The chief executive of Belfast City Airport said they were in talks with multiple airlines to fill the routes vacated by Flybe.
Brian Ambrose insisted there was no threat to the future of the airport and no redundancy plans, despite 77% of its routes being operated by Flybe and two-thirds of its passengers using the administration-hit carrier.
Matt Roach, managing director of Exeter Airport, said: "It is a very, very sad day.
"First and foremost, our heartfelt sympathies go out to Flybe staff that have been affected by this.
"Many of them have had a very close working relationship with the airport over the last few years and we are devastated for them."
A spokesman from the Department for Transport said government staff would be on hand at all affected UK airports to assist Flybe passengers in making alternative arrangements.
“The vast majority of Flybe routes are served by different transport options, and we have asked bus and train operators to accept Flybe tickets and other airlines to offer reduced rescue fares to ensure passengers can make their journeys as smoothly as possible,” the spokesman said.
- ITV News Businesses and Economics Editor Joel Hills explains how Flybe collapsed
Thousands of employees, including baggage handlers, check-in staff and engineers based at regional airports across the UK, are anxiously waiting for news.
Some 95% of flights at Southampton Airport last year were operated by Flybe, according to travel industry data and analytics firm Cirium.
Other major airports where the majority of flights were by the now-failed airline include Belfast City (80%), Exeter (78%), Newquay (66%) and Cardiff (52%).
Birmingham - the UK's seventh busiest airport - had 31% of flights operated by Flybe in 2019.
In a letter seen by ITV News correspondent Geraint Vincent, taxi drivers at Southampton airport were told a dedicated airport service was being cancelled as there would no longer be the demand to justify it.
UK Civil Aviation Authority chief Richard Moriarty said: “This is a sad day for UK aviation and we know that Flybe’s decision to stop trading will be very distressing for all of its employees and customers."
Rory Boland, Which?
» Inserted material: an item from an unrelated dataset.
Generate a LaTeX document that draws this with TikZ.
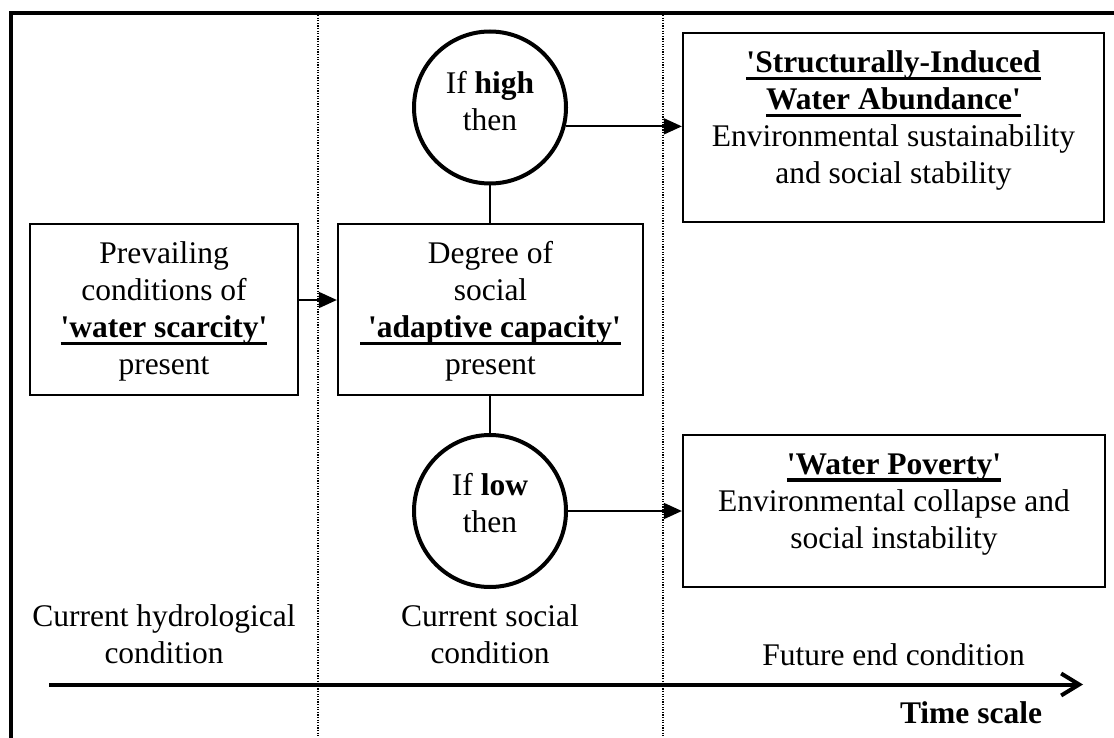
\documentclass[tikz,border=0pt]{standalone}
\usepackage{fontspec}
\setmainfont{Liberation Serif}
\usetikzlibrary{arrows.meta,calc}
\newsavebox\ulbox
\newcommand\ulx[1]{\sbox\ulbox{#1}\rlap{\smash{\rule[-7.5pt]{\wd\ulbox}{3.5pt}}}\usebox\ulbox}
\newcommand\sq{\textquotesingle}
\begin{document}
\begin{tikzpicture}[x=1pt,y=-1pt,
  box/.style={draw, line width=2.3pt, inner sep=0pt, rectangle},
  circ/.style={draw, circle, line width=4pt, inner sep=0pt, minimum size=152pt},
  txt/.style={font=\fontsize{31.5}{37}\selectfont, align=center, inner sep=0pt, anchor=north},
  link/.style={line width=1.8pt},
  arr/.style={line width=1.8pt, -{Triangle[length=18pt,width=16pt]}},
  framestyle/.style={line width=4pt},
  divider/.style={line width=1.4pt, dash pattern=on 1.3pt off 1.3pt},
  timeaxis/.style={line width=4pt, -{Straight Barb[length=18pt,width=22pt]}}]

\useasboundingbox (0,0) rectangle (1114,738);

% frame and dividers
\draw[framestyle] (10.5,738) -- (10.5,13) -- (1114,13);
\draw[divider] (318,15) -- (318,738);
\draw[divider] (663,15) -- (663,738);

% boxes
\node[box, minimum width=268pt, minimum height=171pt] (b1) at (164,309.5) {};
\node[box, minimum width=305pt, minimum height=171pt] (b2) at (490.5,309.5) {};
\node[box, minimum width=421pt, minimum height=189pt] (bh) at (893.5,127.5) {};
\node[box, minimum width=422pt, minimum height=152pt] (bl) at (894,511) {};
\node[circ] (ch) at (490,107.5) {};
\node[circ] (cl) at (490,511) {};

% texts
\node[txt] (t1) at (164,241.5) {Prevailing\\conditions of\\\ulx{\textbf{\sq water scarcity\sq}}\\present};
\node[txt] (t2) at (490.5,241.5) {Degree of\\social\\\ulx{\ \textbf{\sq adaptive capacity\sq}}\\present};
\node[txt] (th) at (490,71.5) {If \textbf{high}\\then};
\node[txt] (tl) at (490,473.5) {If \textbf{low}\\then};
\node[txt] (tbh) at (893.5,50.5) {\ulx{\textbf{\sq Structurally-Induced}}\\\ulx{\textbf{Water Abundance\sq}}\\Environmental sustainability\\and social stability};
\node[txt] (tbl) at (894,453.5) {\ulx{\textbf{\sq Water Poverty\sq}}\\Environmental collapse and\\social instability};
\node[txt] (lab1) at (164,604.5) {Current hydrological\\condition};
\node[txt] (lab2) at (490,604.5) {Current social\\condition};
\node[txt] (lab3) at (893.5,643.5) {Future end condition};
\node[txt] (lab4) at (971,701.5) {\textbf{Time scale}};

% connectors
\draw[link] (ch.south) -- (ch.south |- b2.north);
\draw[link] (cl.north |- b2.south) -- (cl.north);
\draw[arr] ([yshift=9.5pt]b1.east) -- ([yshift=9.5pt]b1.east -| b2.west);
\draw[arr] (ch.-14.5) -- (ch.-14.5 -| bh.west);
\draw[arr] (cl.east) -- (cl.east -| bl.west);

% time axis
\coordinate (a0) at (49,684.5);
\coordinate (a1) at (1083,684.5);
\draw[timeaxis] (a0) -- (a1);
\end{tikzpicture}
\end{document}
Travel editor, said it was "terrible news" for Flybe passengers.
"Unlike Thomas Cook’s collapse, most people flying Flybe won’t have Atol protection so the government is unlikely to step in and repatriate those abroad or provide refunds," he told ITV News.
“We know this will be a worrying time for Flybe staff and our Jobcentre Plus Rapid Response Service stands ready to help them find a new job as soon as possible.
“We are working closely with industry to minimise any disruption to routes operated by Flybe, including by looking urgently at how routes not already covered by other airlines can be re-established by the industry.”